Tractor usage in the tattie field increased during the Second World War with mechanisation helping increase food production in times of labour shortages.
Cyril said: “Soon all the farmers had a tractor.
“The tattie dreels were paced out by the farmer and with sticks.
“He would mark out either a half stint or a full stint.
“The younger ones did the half and the grown-ups the full and were paid accordingly.
“We got to keep some of the money to ourselves and one year I became the proud owner of a second-hand bike.
“Sometimes the weather was not good in October and the work was not so enjoyable.
“The frost was so bad one morning some of us had to piddle on our hands to try to bring them back to life.”
Early rise
Cyril said it was an early rise in the morning with long walks through the fields then a long and tiresome journey home.
“We were allowed to take some of the tatties home,” said Cyril.
“At times we had to help fill the carts with the full baskets of tatties.
“The tatties were taken to pits which got longer as they were covered with straw then soil to keep them free from frost.

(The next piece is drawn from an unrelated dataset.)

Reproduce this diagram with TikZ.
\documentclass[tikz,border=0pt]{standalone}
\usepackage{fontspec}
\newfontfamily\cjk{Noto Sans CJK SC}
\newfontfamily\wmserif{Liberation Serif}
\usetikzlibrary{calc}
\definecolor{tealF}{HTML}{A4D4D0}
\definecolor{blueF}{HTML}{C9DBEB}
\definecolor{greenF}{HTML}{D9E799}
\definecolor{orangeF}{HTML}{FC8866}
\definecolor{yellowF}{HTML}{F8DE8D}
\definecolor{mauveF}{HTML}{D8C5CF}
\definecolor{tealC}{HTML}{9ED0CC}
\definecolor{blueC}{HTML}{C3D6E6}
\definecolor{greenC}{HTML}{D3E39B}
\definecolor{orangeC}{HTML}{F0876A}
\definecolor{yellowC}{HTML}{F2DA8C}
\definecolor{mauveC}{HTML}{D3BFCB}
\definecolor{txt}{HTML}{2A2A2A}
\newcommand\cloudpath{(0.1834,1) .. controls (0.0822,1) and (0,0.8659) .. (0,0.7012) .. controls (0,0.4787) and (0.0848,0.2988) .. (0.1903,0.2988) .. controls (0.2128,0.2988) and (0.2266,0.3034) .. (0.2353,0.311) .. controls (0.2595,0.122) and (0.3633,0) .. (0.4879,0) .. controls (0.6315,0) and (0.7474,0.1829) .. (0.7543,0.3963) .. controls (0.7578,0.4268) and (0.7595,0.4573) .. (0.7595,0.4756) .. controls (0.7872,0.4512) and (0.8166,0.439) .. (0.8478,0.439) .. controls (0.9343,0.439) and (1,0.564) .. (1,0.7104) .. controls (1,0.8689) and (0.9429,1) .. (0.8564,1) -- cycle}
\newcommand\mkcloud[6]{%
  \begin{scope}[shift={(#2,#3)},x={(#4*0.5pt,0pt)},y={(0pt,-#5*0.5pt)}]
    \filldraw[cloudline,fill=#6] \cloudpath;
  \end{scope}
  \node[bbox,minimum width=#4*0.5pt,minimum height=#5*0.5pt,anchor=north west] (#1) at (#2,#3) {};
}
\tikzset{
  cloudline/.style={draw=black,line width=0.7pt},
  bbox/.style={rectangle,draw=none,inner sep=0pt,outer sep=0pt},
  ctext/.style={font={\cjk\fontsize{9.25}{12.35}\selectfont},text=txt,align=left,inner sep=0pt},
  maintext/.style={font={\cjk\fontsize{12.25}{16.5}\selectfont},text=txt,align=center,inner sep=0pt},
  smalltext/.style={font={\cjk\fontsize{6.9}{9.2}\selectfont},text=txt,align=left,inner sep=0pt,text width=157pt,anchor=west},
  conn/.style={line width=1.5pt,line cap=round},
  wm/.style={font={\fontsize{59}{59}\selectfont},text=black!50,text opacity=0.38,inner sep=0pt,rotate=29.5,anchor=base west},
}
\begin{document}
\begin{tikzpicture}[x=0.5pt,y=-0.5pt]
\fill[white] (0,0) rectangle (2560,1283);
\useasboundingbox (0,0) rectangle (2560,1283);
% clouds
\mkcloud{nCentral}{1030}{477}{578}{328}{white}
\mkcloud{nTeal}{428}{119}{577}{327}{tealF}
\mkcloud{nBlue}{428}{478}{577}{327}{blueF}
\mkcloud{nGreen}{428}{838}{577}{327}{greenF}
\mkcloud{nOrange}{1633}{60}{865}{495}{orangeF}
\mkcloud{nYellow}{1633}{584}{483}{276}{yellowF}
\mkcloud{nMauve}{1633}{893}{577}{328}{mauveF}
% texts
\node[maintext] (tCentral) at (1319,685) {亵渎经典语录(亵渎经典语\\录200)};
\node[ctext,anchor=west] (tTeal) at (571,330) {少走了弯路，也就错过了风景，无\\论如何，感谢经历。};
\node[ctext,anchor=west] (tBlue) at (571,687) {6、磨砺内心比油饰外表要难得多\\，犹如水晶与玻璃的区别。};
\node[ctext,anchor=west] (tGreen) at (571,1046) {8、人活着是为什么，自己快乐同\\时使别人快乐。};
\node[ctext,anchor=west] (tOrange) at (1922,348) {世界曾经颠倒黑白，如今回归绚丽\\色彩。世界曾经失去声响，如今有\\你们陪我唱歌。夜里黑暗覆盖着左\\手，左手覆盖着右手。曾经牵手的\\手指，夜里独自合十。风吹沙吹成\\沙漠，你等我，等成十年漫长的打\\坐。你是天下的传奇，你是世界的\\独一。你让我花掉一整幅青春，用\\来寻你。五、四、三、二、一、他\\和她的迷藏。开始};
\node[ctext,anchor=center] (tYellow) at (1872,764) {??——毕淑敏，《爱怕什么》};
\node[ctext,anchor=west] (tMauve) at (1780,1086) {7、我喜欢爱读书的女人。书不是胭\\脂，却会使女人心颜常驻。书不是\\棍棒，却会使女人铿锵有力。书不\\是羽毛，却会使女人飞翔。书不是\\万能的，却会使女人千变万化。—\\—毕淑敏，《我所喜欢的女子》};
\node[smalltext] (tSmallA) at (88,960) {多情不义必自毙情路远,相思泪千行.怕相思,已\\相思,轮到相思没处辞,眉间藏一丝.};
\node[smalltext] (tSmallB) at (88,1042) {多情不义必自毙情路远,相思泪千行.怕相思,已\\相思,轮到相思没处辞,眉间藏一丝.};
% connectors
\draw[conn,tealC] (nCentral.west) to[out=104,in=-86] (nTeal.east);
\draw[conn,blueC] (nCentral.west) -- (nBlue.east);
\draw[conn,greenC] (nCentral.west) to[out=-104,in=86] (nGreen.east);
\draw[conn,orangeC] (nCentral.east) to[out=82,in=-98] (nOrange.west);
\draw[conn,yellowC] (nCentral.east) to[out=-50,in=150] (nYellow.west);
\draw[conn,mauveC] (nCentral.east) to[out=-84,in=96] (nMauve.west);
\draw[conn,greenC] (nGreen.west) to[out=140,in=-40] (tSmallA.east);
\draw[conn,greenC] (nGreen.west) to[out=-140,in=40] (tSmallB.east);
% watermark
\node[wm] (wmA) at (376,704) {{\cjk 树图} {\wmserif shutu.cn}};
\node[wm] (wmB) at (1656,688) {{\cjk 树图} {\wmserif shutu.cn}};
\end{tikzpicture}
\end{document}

“They were only removed as required and by this old method, they retained their fresh earthy taste to the end.
“After the field was picked out came the harrows which consisted of heavy flat metal grating things with spikes below.
“These were dragged across the field to drag the shaws into rows prior to burning and to bring tatties trampled in on to the surface.
“To lift and lower these harrows was hard work and we all had to do turns.
“Next in pairs with a basket between us we had to walk over the field to pick up the bigger tatties with the small ones being left to be destroyed by the frost.
“When I see baby potatoes in the shops now I think of a farmer saying to me as he threw a small potato out of my basket: ‘What would your mother say if I tried to sell her that?’
“Thinking back it was a back-breaking job in sometimes terrible weather but the company was good and you certainly slept well during that fortnight.”
At its post-war height in 1949 nearly 44,000 Scottish school children flocked to the country’s potato fields to take part in a crucial harvest that helped keep Britain fed.
The heyday of the tattie harvest during the fifties and sixties brought men, women and children flooding into the fields of Angus and Perthshire from Dundee and Fife.
Cyril left school aged 14 to work in Rosyth Naval Dockyard before he got a job with the Coal Board in their maintenance and building department.
The future of the coal industry was uncertain when he gave that up to move north with his family when his father answered the call to take up the charge at Drumoak Parish Church on Deeside.
He soon found a job with Wm Briggs & Sons Ltd of Dundee (later Briggs Amasco) in their Aberdeen contracting office covering the Grampians, Highlands, and Islands.
He was to spend the next 40 years with them.
He eventually became the manager in Aberdeen then their Scottish Regional Director and finally Northern Area Director covering the top half of Britain.
Cyril said that his brothers Sandy, Grant and Charlie have all since passed away.
His sister Margaret also died.
But his younger brother Ronald is still alive at the age of 84.
Cyril’s own tattie journey went full circle following his retirement.
He said: “In recent years I had the opportunity to travel on a potato harvester and a combined harvester and marvelled at the progress that farming had made in my lifetime.”